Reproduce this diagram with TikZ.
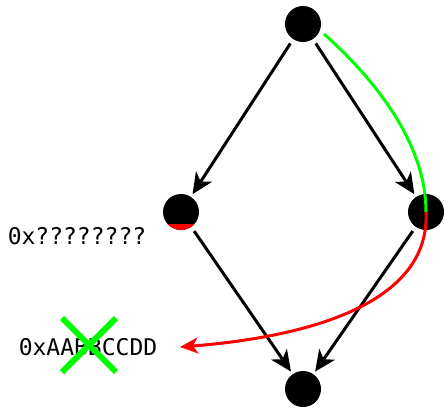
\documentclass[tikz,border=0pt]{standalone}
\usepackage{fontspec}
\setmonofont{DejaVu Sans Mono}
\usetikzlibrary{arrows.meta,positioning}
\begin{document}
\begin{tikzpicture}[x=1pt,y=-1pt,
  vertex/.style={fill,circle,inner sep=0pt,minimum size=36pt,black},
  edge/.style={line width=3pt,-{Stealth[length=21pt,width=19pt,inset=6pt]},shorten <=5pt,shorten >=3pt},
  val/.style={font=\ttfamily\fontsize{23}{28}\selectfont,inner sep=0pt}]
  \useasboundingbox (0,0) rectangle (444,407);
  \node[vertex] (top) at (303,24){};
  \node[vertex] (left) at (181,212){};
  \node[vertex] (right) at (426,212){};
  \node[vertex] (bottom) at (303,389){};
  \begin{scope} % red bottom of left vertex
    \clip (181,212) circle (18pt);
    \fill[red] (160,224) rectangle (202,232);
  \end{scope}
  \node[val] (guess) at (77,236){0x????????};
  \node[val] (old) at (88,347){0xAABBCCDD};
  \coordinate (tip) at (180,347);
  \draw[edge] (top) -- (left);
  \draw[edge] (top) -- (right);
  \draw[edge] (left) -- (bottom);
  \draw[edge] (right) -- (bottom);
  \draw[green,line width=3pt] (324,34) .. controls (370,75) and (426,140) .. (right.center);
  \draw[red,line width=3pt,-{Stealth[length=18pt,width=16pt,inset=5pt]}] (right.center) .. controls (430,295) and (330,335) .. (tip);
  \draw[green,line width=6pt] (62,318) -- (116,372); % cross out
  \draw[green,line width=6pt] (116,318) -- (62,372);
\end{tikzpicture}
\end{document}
++++++++
_What is needed_
Drop the images and repeat the data exactly.

_Task answer_
Reproduce this diagram with TikZ.
\documentclass[tikz,border=0pt]{standalone}
\usepackage{fontspec}
\setmonofont{DejaVu Sans Mono}
\usetikzlibrary{arrows.meta,positioning}
\begin{document}
\begin{tikzpicture}[x=1pt,y=-1pt,
  vertex/.style={fill,circle,inner sep=0pt,minimum size=36pt,black},
  edge/.style={line width=3pt,-{Stealth[length=21pt,width=19pt,inset=6pt]},shorten <=5pt,shorten >=3pt},
  val/.style={font=\ttfamily\fontsize{23}{28}\selectfont,inner sep=0pt}]
  \useasboundingbox (0,0) rectangle (444,407);
  \node[vertex] (top) at (303,24){};
  \node[vertex] (left) at (181,212){};
  \node[vertex] (right) at (426,212){};
  \node[vertex] (bottom) at (303,389){};
  \begin{scope} % red bottom of left vertex
    \clip (181,212) circle (18pt);
    \fill[red] (160,224) rectangle (202,232);
  \end{scope}
  \node[val] (guess) at (77,236){0x????????};
  \node[val] (old) at (88,347){0xAABBCCDD};
  \coordinate (tip) at (180,347);
  \draw[edge] (top) -- (left);
  \draw[edge] (top) -- (right);
  \draw[edge] (left) -- (bottom);
  \draw[edge] (right) -- (bottom);
  \draw[green,line width=3pt] (324,34) .. controls (370,75) and (426,140) .. (right.center);
  \draw[red,line width=3pt,-{Stealth[length=18pt,width=16pt,inset=5pt]}] (right.center) .. controls (430,295) and (330,335) .. (tip);
  \draw[green,line width=6pt] (62,318) -- (116,372); % cross out
  \draw[green,line width=6pt] (116,318) -- (62,372);
\end{tikzpicture}
\end{document}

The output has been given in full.